Main service panel, grounded, has a 50 amp breaker which feeds 4 Gauge UF 3 strand wire underground 120 feet to a outdoor weatherproof subpanel.

The subpanel is mounted outside on a post near the side of a outbuilding, and is lockable. It contains six slots, two of which have breakers in them.

One breaker is 20 amp, 120v GFCI and goes about a foot via conduit and Romex to a receptacle housed in a weatherproof box.

One breaker is 30 amp, 240v, no GFCI and 14 gauge wire is attached by a foot run to a Coyote Pump Protector, then by another foot run to a new Grundfos 240v AC pump controller, and then 120 feet underground to the well head and another 290 feet down the well (14 gauge waterproof) to a new 1/2 HP Grundfos pump. The runs above ground between the devices are all in waterproof conduit. The breaker is within site of the well head.

Several questions:

The subpanel is not grounded to a local electrode even though ground is running from the main service. Should I drive one?  My reading of code is that I should do this for a subpanel at a remote outbuilding, but it is a but gray and there are some exceptions. 

Should I replace the second underground run of 14 gauge three strand wire with something more robust?

Any other comments to improve safety?

muldoon

Great to hear your concerned with electrical safety!  A few things spring to mind as I read your description.

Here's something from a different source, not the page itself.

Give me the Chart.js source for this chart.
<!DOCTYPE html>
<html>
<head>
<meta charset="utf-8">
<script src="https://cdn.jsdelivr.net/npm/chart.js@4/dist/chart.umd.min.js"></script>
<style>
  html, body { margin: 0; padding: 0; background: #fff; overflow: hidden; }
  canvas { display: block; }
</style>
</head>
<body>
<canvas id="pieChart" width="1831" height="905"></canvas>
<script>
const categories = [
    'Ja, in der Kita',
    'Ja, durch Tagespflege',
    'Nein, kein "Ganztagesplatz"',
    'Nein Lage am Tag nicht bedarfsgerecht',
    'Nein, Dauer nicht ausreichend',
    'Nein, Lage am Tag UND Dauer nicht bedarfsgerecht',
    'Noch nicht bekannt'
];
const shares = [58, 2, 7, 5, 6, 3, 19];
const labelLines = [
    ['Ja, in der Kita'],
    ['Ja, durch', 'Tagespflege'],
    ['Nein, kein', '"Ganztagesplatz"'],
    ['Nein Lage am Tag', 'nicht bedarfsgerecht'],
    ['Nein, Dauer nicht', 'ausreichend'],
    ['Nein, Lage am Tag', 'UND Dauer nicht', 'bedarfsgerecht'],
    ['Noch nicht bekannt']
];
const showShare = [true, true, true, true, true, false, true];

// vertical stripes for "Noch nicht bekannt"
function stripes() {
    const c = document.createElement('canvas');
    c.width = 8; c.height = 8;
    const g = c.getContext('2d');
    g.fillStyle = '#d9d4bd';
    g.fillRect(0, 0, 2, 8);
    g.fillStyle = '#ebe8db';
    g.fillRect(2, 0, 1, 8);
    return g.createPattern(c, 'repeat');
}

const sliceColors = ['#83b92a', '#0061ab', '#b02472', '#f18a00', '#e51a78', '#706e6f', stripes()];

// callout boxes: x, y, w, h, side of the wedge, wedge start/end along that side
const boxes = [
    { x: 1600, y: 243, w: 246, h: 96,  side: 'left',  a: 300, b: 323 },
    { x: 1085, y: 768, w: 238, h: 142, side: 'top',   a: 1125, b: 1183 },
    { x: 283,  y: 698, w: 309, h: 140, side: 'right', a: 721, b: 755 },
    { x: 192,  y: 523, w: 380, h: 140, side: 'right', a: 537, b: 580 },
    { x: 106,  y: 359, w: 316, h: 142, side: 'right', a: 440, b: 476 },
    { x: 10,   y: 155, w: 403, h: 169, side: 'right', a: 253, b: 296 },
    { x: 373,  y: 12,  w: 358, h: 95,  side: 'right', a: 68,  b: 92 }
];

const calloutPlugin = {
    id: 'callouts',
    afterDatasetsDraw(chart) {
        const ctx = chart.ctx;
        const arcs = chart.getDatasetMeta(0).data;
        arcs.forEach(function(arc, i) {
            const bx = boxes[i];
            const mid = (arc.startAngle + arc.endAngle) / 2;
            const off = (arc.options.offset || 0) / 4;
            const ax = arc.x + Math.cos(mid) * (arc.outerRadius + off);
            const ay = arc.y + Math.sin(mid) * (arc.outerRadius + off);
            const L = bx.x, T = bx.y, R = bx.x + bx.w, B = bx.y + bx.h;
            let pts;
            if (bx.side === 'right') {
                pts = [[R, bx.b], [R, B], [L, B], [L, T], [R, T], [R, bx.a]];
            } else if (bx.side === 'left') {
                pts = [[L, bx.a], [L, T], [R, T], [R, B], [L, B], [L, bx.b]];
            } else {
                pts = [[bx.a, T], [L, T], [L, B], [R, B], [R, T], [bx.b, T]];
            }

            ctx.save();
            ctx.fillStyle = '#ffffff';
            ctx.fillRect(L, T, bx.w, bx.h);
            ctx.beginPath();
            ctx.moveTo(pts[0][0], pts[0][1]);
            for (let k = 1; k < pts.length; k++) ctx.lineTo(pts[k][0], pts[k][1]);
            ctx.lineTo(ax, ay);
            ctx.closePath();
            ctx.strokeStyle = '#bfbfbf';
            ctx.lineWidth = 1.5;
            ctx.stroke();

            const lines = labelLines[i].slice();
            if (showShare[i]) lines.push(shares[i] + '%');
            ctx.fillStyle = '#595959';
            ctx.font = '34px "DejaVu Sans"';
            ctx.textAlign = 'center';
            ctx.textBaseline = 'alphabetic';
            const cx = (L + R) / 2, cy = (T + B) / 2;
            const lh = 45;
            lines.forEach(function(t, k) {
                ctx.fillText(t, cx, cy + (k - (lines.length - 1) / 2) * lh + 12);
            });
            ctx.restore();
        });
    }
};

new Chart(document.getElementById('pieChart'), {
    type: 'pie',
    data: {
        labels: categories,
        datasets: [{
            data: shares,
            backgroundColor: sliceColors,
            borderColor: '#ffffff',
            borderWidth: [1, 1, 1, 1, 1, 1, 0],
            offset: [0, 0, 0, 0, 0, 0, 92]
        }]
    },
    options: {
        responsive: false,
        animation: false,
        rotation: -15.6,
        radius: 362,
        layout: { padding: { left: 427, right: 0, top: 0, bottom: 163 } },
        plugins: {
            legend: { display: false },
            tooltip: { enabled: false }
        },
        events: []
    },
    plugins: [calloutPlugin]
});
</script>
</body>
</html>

Outdoor subpanel -> conduit -> gfci outlet cabled with Romex.  Technically, romex is not suited for wet locations and outdoor conduit is considered a wet location.  You should more likely be using THHWN wiring, 12 gauge, one black, one white, one ground.  They sell this wire by the foot at most big box stores and should be really cheap to replace this.  Be sure the W is present in the wiring description, most THHN wire is also rated for THHWN.

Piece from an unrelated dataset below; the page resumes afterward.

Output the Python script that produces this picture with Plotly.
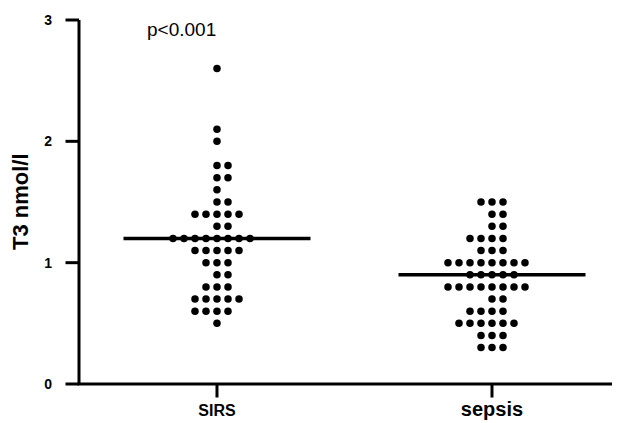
import plotly.graph_objects as go
from collections import Counter

groups = ["SIRS", "sepsis"]
sirs_values = [2.6, 2.1, 2.0, 1.8, 1.8, 1.7, 1.7, 1.6, 1.5, 1.5,
               1.4, 1.4, 1.4, 1.4, 1.4, 1.3, 1.3,
               1.2, 1.2, 1.2, 1.2, 1.2, 1.2, 1.2, 1.2,
               1.1, 1.1, 1.1, 1.1, 1.1, 1.0, 1.0, 1.0, 0.9, 0.9,
               0.8, 0.8, 0.8, 0.7, 0.7, 0.7, 0.7, 0.7,
               0.6, 0.6, 0.6, 0.6, 0.5]
sepsis_values = [1.5, 1.5, 1.5, 1.4, 1.4, 1.3, 1.3, 1.2, 1.2, 1.2, 1.2,
                 1.1, 1.1, 1.1,
                 1.0, 1.0, 1.0, 1.0, 1.0, 1.0, 1.0, 1.0,
                 0.9, 0.9, 0.9, 0.9, 0.9,
                 0.8, 0.8, 0.8, 0.8, 0.8, 0.8, 0.8, 0.8,
                 0.7, 0.7, 0.6, 0.6, 0.6, 0.6,
                 0.5, 0.5, 0.5, 0.5, 0.5, 0.5,
                 0.4, 0.4, 0.4, 0.3, 0.3, 0.3]
medians = [1.2, 0.9]
y_ticks = [0, 1, 2, 3]
p_text = "p<0.001"

SPACING = 0.04
HALF = 0.34
FONT = "Arial, Liberation Sans, sans-serif"

# figure geometry (page body adds 8px around the figure)
W, H = 612, 415
M = dict(l=57, r=0, t=10, b=25)
X_RANGE = [-0.5527, 1.4655]   # axis line sits at x=-0.5018 inside the plot area
Y_RANGE = [-0.1154, 3.0165]   # leaves room for the tick marks below y=0
X_AXIS_AT = -0.5018
TICKLEN = 12
px_x = (W - M["l"] - M["r"]) / (X_RANGE[1] - X_RANGE[0])
px_y = (H - M["t"] - M["b"]) / (Y_RANGE[1] - Y_RANGE[0])
AXIS_W = 3


def swarm(values, center):
    counts = Counter(values)
    xs, ys = [], []
    for v, n in counts.items():
        if n % 2 == 1:
            offs = [k - (n - 1) / 2 for k in range(n)]
        elif n == 2:
            offs = [0, 1]
        else:
            offs = [k - n / 2 for k in range(n)]
        for o in offs:
            xs.append(center + o * SPACING)
            ys.append(v)
    return xs, ys


fig = go.Figure()

# axis lines and tick marks drawn as line traces inside the plot area
ax_x, ax_y = [], []
ax_x += [X_AXIS_AT, X_AXIS_AT, None]
ax_y += [y_ticks[0], y_ticks[-1], None]
ax_x += [X_AXIS_AT - 1.5 / px_x, X_RANGE[1], None]
ax_y += [y_ticks[0], y_ticks[0], None]
for t in y_ticks:
    ax_x += [X_AXIS_AT - (TICKLEN + 1.5) / px_x, X_AXIS_AT, None]
    ax_y += [t, t, None]
for i in range(len(groups)):
    ax_x += [i, i, None]
    ax_y += [y_ticks[0], y_ticks[0] - (TICKLEN + 1.5) / px_y, None]
fig.add_trace(go.Scatter(x=ax_x, y=ax_y, mode="lines", hoverinfo="skip",
                         line=dict(color="black", width=AXIS_W), showlegend=False))

for i, vals in enumerate([sirs_values, sepsis_values]):
    xs, ys = swarm(vals, i)
    fig.add_trace(go.Scatter(x=xs, y=ys, mode="markers",
                             marker=dict(size=7.5, color="black", line=dict(width=0)),
                             showlegend=False, cliponaxis=False))
    fig.add_trace(go.Scatter(x=[i - HALF, i + HALF], y=[medians[i], medians[i]],
                             mode="lines", line=dict(color="black", width=3.5),
                             showlegend=False))

fig.add_annotation(x=-0.13, y=2.92, xref="x", yref="y", text=p_text, showarrow=False,
                   font=dict(family=FONT, size=19, color="black"))
fig.add_annotation(xref="paper", yref="y", xanchor="center", yanchor="middle",
                   x=0, y=1.5, xshift=-45, text="<b>T3 nmol/l</b>", textangle=-90,
                   showarrow=False, font=dict(size=22, family=FONT, color="black"))

fig.update_layout(
    width=W, height=H,
    margin=dict(**M, autoexpand=False),
    paper_bgcolor="white", plot_bgcolor="white",
    font=dict(family=FONT, color="black"),
    xaxis=dict(range=X_RANGE, showgrid=False, zeroline=False, showline=False,
               tickmode="array", tickvals=list(range(len(groups))),
               ticktext=["<b>SIRS</b>", "<b><span style='font-size:20px'>sepsis</span></b>"],
               ticks="", ticklabelstandoff=1,
               tickfont=dict(size=16, family=FONT, color="black")),
    yaxis=dict(range=Y_RANGE, showgrid=False, zeroline=False, showline=False,
               tickmode="array", tickvals=y_ticks,
               ticktext=["<b>%d</b>" % t for t in y_ticks],
               ticks="", ticklabelstandoff=12,
               tickfont=dict(size=14, family=FONT, color="black")),
)

fig.write_html("out.html")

For the second breaker, to the pump, 14 gauge wire is not suitable for 30 amp service.  (14=15amp, 12=20amp, 10=30amp) google ampacity table for industry references.  Again, since your subpanel is outside, you should use W rated wire, again by the foot is cheapest.  Of course when running single conductor wiring for 220, you'll have two hots, so be sure to get the correct amount of cable. 

For remote subpanel ground, I read and read and read on this when I did this.  I have read electricians with decades of experience arguing about this on the internet.  I did not drive a second ground rod at my remote ends, but have beefy grounds back to the main.  It was inspected by an electrician and passed.  If in doubt, call your permitting folks and see if they have a preference.


hpinson

Great comment, and thanks.

Is there any reason not to place an extra ground? An 8' 5/8" diameter copper rod is not expensive, nor is installation difficult. If I understand right, it won't hurt anything, or am I wrong about that?

MountainDon

Too many grounding rods can cause problems. I can not describe the actual reason as I do not have a firm grasp on the issue, but it has something to do with "eddy currents" or something like that. I did look into this deeply when planning our cabin electrical. There is a ground wire between the 2 panels as there should be. Then only one (or a second ground connected directly to the first ground rod) should be used. Never two ground rods connected to different parts of the same inter-grounded system. A

Also only one point in the system where there is a ground to neutral bond. 
Just because something has been done and has not failed, doesn't mean it is good design.